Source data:
— Begin —
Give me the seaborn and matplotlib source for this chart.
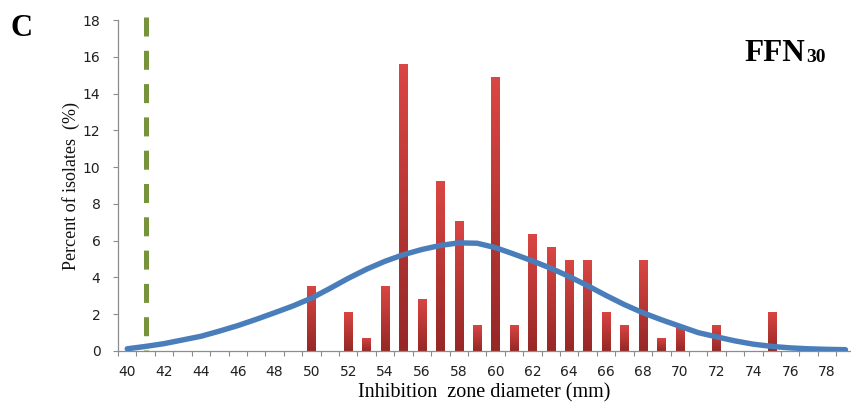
import numpy as np
import matplotlib
matplotlib.use("Agg")
import matplotlib.pyplot as plt
from matplotlib.colors import LinearSegmentedColormap
from matplotlib.ticker import MultipleLocator
import seaborn as sns

# inhibition zone diameters (mm) and percent of isolates
bar_x = [50, 52, 53, 54, 55, 56, 57, 58, 59, 60, 61, 62, 63, 64, 65,
         66, 67, 68, 69, 70, 72, 75]
bar_pct = [3.55, 2.13, 0.71, 3.55, 15.6, 2.84, 9.22, 7.09, 1.42, 14.9,
           1.42, 6.38, 5.67, 4.96, 4.96, 2.13, 1.42, 4.96, 0.71, 1.42,
           1.42, 2.13]

# fitted distribution curve
curve_x = list(range(40, 80))
curve_y = [0.12, 0.25, 0.40, 0.60, 0.80, 1.08, 1.38, 1.72, 2.08, 2.45,
           2.87, 3.40, 3.95, 4.45, 4.88, 5.24, 5.52, 5.74, 5.88, 5.86,
           5.62, 5.27, 4.90, 4.50, 4.05, 3.55, 3.02, 2.52, 2.08, 1.70,
           1.35, 1.00, 0.77, 0.55, 0.37, 0.25, 0.17, 0.12, 0.09, 0.07]

cutoff_mm = 41
x_ticks = list(range(40, 80, 2))
y_ticks = list(range(0, 20, 2))

sns.set_style("white")
plt.rcParams['font.family'] = ['DejaVu Sans']

fig = plt.figure(figsize=(8.51, 4.08), dpi=100)
ax = fig.add_axes([118 / 851, 57 / 408, 1 - 118 / 851, 331 / 408])

sns.barplot(x=bar_x, y=bar_pct, native_scale=True, width=0.45,
            color="#c0393a", errorbar=None, ax=ax, zorder=2)

# gradient fill for the bars, like the original spreadsheet chart
red_cmap = LinearSegmentedColormap.from_list("reds", ["#962826", "#da4643"])
grad = np.linspace(0, 1, 64).reshape(-1, 1)
for p in ax.patches:
    x0, y0 = p.get_x(), p.get_y()
    w, h = p.get_width(), p.get_height()
    im = ax.imshow(grad, extent=[x0, x0 + w, y0, y0 + h], origin="lower",
                   aspect="auto", cmap=red_cmap, zorder=2.1)
    im.set_clip_path(p)

# resistance breakpoint
ax.plot([cutoff_mm, cutoff_mm], [18.15, 0], color="#77933c", lw=3.6,
        linestyle=(0, (3.8, 2.86)), zorder=3, clip_on=False)

sns.lineplot(x=curve_x, y=curve_y, color="#4a7ebb", lw=3.9, ax=ax,
             zorder=4, solid_capstyle="round", solid_joinstyle="round")

ax.set_xlim(39.5, 79.3)
ax.set_ylim(0, 18)
ax.set_aspect("auto")
ax.set_xticks(x_ticks)
ax.set_xticklabels([str(v) for v in x_ticks])
ax.xaxis.set_minor_locator(MultipleLocator(1, offset=0.5))
ax.set_yticks(y_ticks)

for side in ["top", "right"]:
    ax.spines[side].set_visible(False)
for side in ["left", "bottom"]:
    ax.spines[side].set_color("#8c8c8c")
    ax.spines[side].set_linewidth(0.9)

ax.tick_params(axis="x", which="major", length=0, pad=10,
               labelsize=10, labelcolor="#202020")
ax.tick_params(axis="x", which="minor", length=3.6, width=0.8,
               color="#8c8c8c", direction="out", bottom=True)
ax.tick_params(axis="y", which="major", length=3.6, width=0.8,
               color="#8c8c8c", direction="out", left=True, pad=9,
               labelsize=10, labelcolor="#202020")

ax.set_xlabel("Inhibition  zone diameter (mm)", family="Liberation Serif",
              fontsize=14.5, labelpad=3, color="black")
ax.set_ylabel("Percent of isolates  (%)", family="Liberation Serif",
              fontsize=13, labelpad=2, color="#111111")

fig.text(11 / 851, 1 - 36 / 408, "C", family="Liberation Serif",
         fontsize=22, fontweight="bold", color="black")
fig.text(744 / 851, 1 - 61 / 408, "FFN", family="Liberation Serif",
         fontsize=22.5, fontweight="bold", color="black")
fig.text(806 / 851, 1 - 62 / 408, "30", family="Liberation Serif",
         fontsize=14, fontweight="bold", color="black")

fig.savefig("out.png", dpi=100)
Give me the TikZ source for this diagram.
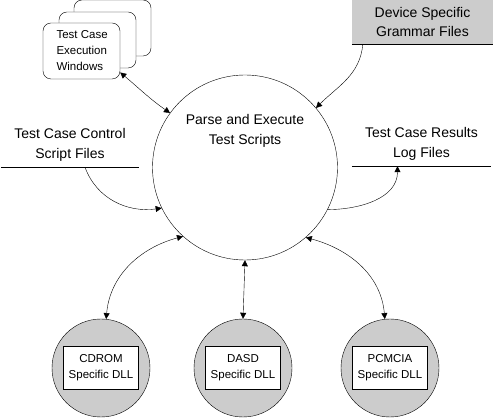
\documentclass[tikz,border=0pt]{standalone}
\usepackage{fontspec}
\setmainfont{Liberation Sans}
\usetikzlibrary{arrows.meta,positioning,calc}

\begin{document}
\begin{tikzpicture}[
   x=1pt,y=-1pt,
   every node/.style={font=\fontsize{14}{19.5}\selectfont},
   small/.style={font=\fontsize{11.5}{16}\selectfont},
   win/.style={draw,rounded corners=8pt,fill=white,minimum width=77pt,minimum height=56pt},
   dll/.style={draw,circle,fill=black!20,minimum size=98pt,inner sep=0pt},
   dllbox/.style={draw,fill=white,minimum width=75pt,minimum height=43pt,align=center,small},
   store/.style={minimum width=140pt,minimum height=44pt,align=center,inner sep=0pt},
   flow/.style={-{Triangle[length=6pt,width=6pt]}},
   bflow/.style={{Triangle[length=6pt,width=6pt]}-{Triangle[length=6pt,width=6pt]}}
]
\useasboundingbox (0,0) rectangle (493,419);

% =========== central process ============
\node[draw,circle,minimum size=185pt,inner sep=0pt] (parse) at (245,167.5) {};
\node[align=center] (parsetxt) at (245,131) {Parse and Execute\\Test Scripts};

% =========== execution windows (stacked) ============
\node[win] (win3) at (112.5,28) {};
\node[win] (win2) at (97.5,40) {};
\node[win] (win1) at (81.5,51) {};
\node[small,align=left,anchor=west] (wintxt) at (53,51) {Test Case\\Execution\\Windows};

% =========== data stores ============
\node[store,fill=black!20,minimum width=141pt] (gram) at (422.5,22) {Device Specific\\Grammar Files};
\draw (gram.south west) -- (gram.south east);

\node[store,minimum width=138pt] (ctl) at (70,145) {Test Case Control\\Script Files};
\draw (ctl.south west) -- (ctl.south east);

\node[store,minimum width=139pt] (log) at (421.5,144) {Test Case Results\\Log Files};
\draw (log.south west) -- (log.south east);

% =========== device DLLs ============
\node[dll] (cdrom) at (101,368) {};
\node[dllbox] (cdromtxt) at (cdrom) {CDROM\\Specific DLL};
\node[dll] (dasd) at (243,368) {};
\node[dllbox] (dasdtxt) at (dasd) {DASD\\Specific DLL};
\node[dll] (pcm) at (390,368) {};
\node[dllbox] (pcmtxt) at (pcm) {PCMCIA\\Specific DLL};

% =========== connectors ============
\draw[bflow] (win1.-29) to[out=-40,in=145] (parse.144);
\draw[flow] ($(gram.south west)+(11,0)$) to[out=-95,in=45] (parse.40);
\draw[flow] ($(ctl.south)+(15,0)$) to[out=-70,in=188] (parse.206);
\draw[flow] (parse.-27) to[out=0,in=-90] ($(log.south)+(-24,0)$);

\draw[bflow] (parse.228) to[out=195,in=85] (cdrom.84);
\draw[bflow] (parse.south) -- (dasd.north);
\draw[bflow] (parse.-49) to[out=-15,in=95] (pcm.96);

\end{tikzpicture}
\end{document}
— End —
:: Aim of the task ::
Give every record back exactly as it reads, with no images.

:: Full solution ::
Give me the seaborn and matplotlib source for this chart.
import numpy as np
import matplotlib
matplotlib.use("Agg")
import matplotlib.pyplot as plt
from matplotlib.colors import LinearSegmentedColormap
from matplotlib.ticker import MultipleLocator
import seaborn as sns

# inhibition zone diameters (mm) and percent of isolates
bar_x = [50, 52, 53, 54, 55, 56, 57, 58, 59, 60, 61, 62, 63, 64, 65,
         66, 67, 68, 69, 70, 72, 75]
bar_pct = [3.55, 2.13, 0.71, 3.55, 15.6, 2.84, 9.22, 7.09, 1.42, 14.9,
           1.42, 6.38, 5.67, 4.96, 4.96, 2.13, 1.42, 4.96, 0.71, 1.42,
           1.42, 2.13]

# fitted distribution curve
curve_x = list(range(40, 80))
curve_y = [0.12, 0.25, 0.40, 0.60, 0.80, 1.08, 1.38, 1.72, 2.08, 2.45,
           2.87, 3.40, 3.95, 4.45, 4.88, 5.24, 5.52, 5.74, 5.88, 5.86,
           5.62, 5.27, 4.90, 4.50, 4.05, 3.55, 3.02, 2.52, 2.08, 1.70,
           1.35, 1.00, 0.77, 0.55, 0.37, 0.25, 0.17, 0.12, 0.09, 0.07]

cutoff_mm = 41
x_ticks = list(range(40, 80, 2))
y_ticks = list(range(0, 20, 2))

sns.set_style("white")
plt.rcParams['font.family'] = ['DejaVu Sans']

fig = plt.figure(figsize=(8.51, 4.08), dpi=100)
ax = fig.add_axes([118 / 851, 57 / 408, 1 - 118 / 851, 331 / 408])

sns.barplot(x=bar_x, y=bar_pct, native_scale=True, width=0.45,
            color="#c0393a", errorbar=None, ax=ax, zorder=2)

# gradient fill for the bars, like the original spreadsheet chart
red_cmap = LinearSegmentedColormap.from_list("reds", ["#962826", "#da4643"])
grad = np.linspace(0, 1, 64).reshape(-1, 1)
for p in ax.patches:
    x0, y0 = p.get_x(), p.get_y()
    w, h = p.get_width(), p.get_height()
    im = ax.imshow(grad, extent=[x0, x0 + w, y0, y0 + h], origin="lower",
                   aspect="auto", cmap=red_cmap, zorder=2.1)
    im.set_clip_path(p)

# resistance breakpoint
ax.plot([cutoff_mm, cutoff_mm], [18.15, 0], color="#77933c", lw=3.6,
        linestyle=(0, (3.8, 2.86)), zorder=3, clip_on=False)

sns.lineplot(x=curve_x, y=curve_y, color="#4a7ebb", lw=3.9, ax=ax,
             zorder=4, solid_capstyle="round", solid_joinstyle="round")

ax.set_xlim(39.5, 79.3)
ax.set_ylim(0, 18)
ax.set_aspect("auto")
ax.set_xticks(x_ticks)
ax.set_xticklabels([str(v) for v in x_ticks])
ax.xaxis.set_minor_locator(MultipleLocator(1, offset=0.5))
ax.set_yticks(y_ticks)

for side in ["top", "right"]:
    ax.spines[side].set_visible(False)
for side in ["left", "bottom"]:
    ax.spines[side].set_color("#8c8c8c")
    ax.spines[side].set_linewidth(0.9)

ax.tick_params(axis="x", which="major", length=0, pad=10,
               labelsize=10, labelcolor="#202020")
ax.tick_params(axis="x", which="minor", length=3.6, width=0.8,
               color="#8c8c8c", direction="out", bottom=True)
ax.tick_params(axis="y", which="major", length=3.6, width=0.8,
               color="#8c8c8c", direction="out", left=True, pad=9,
               labelsize=10, labelcolor="#202020")

ax.set_xlabel("Inhibition  zone diameter (mm)", family="Liberation Serif",
              fontsize=14.5, labelpad=3, color="black")
ax.set_ylabel("Percent of isolates  (%)", family="Liberation Serif",
              fontsize=13, labelpad=2, color="#111111")

fig.text(11 / 851, 1 - 36 / 408, "C", family="Liberation Serif",
         fontsize=22, fontweight="bold", color="black")
fig.text(744 / 851, 1 - 61 / 408, "FFN", family="Liberation Serif",
         fontsize=22.5, fontweight="bold", color="black")
fig.text(806 / 851, 1 - 62 / 408, "30", family="Liberation Serif",
         fontsize=14, fontweight="bold", color="black")

fig.savefig("out.png", dpi=100)
Give me the TikZ source for this diagram.
\documentclass[tikz,border=0pt]{standalone}
\usepackage{fontspec}
\setmainfont{Liberation Sans}
\usetikzlibrary{arrows.meta,positioning,calc}

\begin{document}
\begin{tikzpicture}[
   x=1pt,y=-1pt,
   every node/.style={font=\fontsize{14}{19.5}\selectfont},
   small/.style={font=\fontsize{11.5}{16}\selectfont},
   win/.style={draw,rounded corners=8pt,fill=white,minimum width=77pt,minimum height=56pt},
   dll/.style={draw,circle,fill=black!20,minimum size=98pt,inner sep=0pt},
   dllbox/.style={draw,fill=white,minimum width=75pt,minimum height=43pt,align=center,small},
   store/.style={minimum width=140pt,minimum height=44pt,align=center,inner sep=0pt},
   flow/.style={-{Triangle[length=6pt,width=6pt]}},
   bflow/.style={{Triangle[length=6pt,width=6pt]}-{Triangle[length=6pt,width=6pt]}}
]
\useasboundingbox (0,0) rectangle (493,419);

% =========== central process ============
\node[draw,circle,minimum size=185pt,inner sep=0pt] (parse) at (245,167.5) {};
\node[align=center] (parsetxt) at (245,131) {Parse and Execute\\Test Scripts};

% =========== execution windows (stacked) ============
\node[win] (win3) at (112.5,28) {};
\node[win] (win2) at (97.5,40) {};
\node[win] (win1) at (81.5,51) {};
\node[small,align=left,anchor=west] (wintxt) at (53,51) {Test Case\\Execution\\Windows};

% =========== data stores ============
\node[store,fill=black!20,minimum width=141pt] (gram) at (422.5,22) {Device Specific\\Grammar Files};
\draw (gram.south west) -- (gram.south east);

\node[store,minimum width=138pt] (ctl) at (70,145) {Test Case Control\\Script Files};
\draw (ctl.south west) -- (ctl.south east);

\node[store,minimum width=139pt] (log) at (421.5,144) {Test Case Results\\Log Files};
\draw (log.south west) -- (log.south east);

% =========== device DLLs ============
\node[dll] (cdrom) at (101,368) {};
\node[dllbox] (cdromtxt) at (cdrom) {CDROM\\Specific DLL};
\node[dll] (dasd) at (243,368) {};
\node[dllbox] (dasdtxt) at (dasd) {DASD\\Specific DLL};
\node[dll] (pcm) at (390,368) {};
\node[dllbox] (pcmtxt) at (pcm) {PCMCIA\\Specific DLL};

% =========== connectors ============
\draw[bflow] (win1.-29) to[out=-40,in=145] (parse.144);
\draw[flow] ($(gram.south west)+(11,0)$) to[out=-95,in=45] (parse.40);
\draw[flow] ($(ctl.south)+(15,0)$) to[out=-70,in=188] (parse.206);
\draw[flow] (parse.-27) to[out=0,in=-90] ($(log.south)+(-24,0)$);

\draw[bflow] (parse.228) to[out=195,in=85] (cdrom.84);
\draw[bflow] (parse.south) -- (dasd.north);
\draw[bflow] (parse.-49) to[out=-15,in=95] (pcm.96);

\end{tikzpicture}
\end{document}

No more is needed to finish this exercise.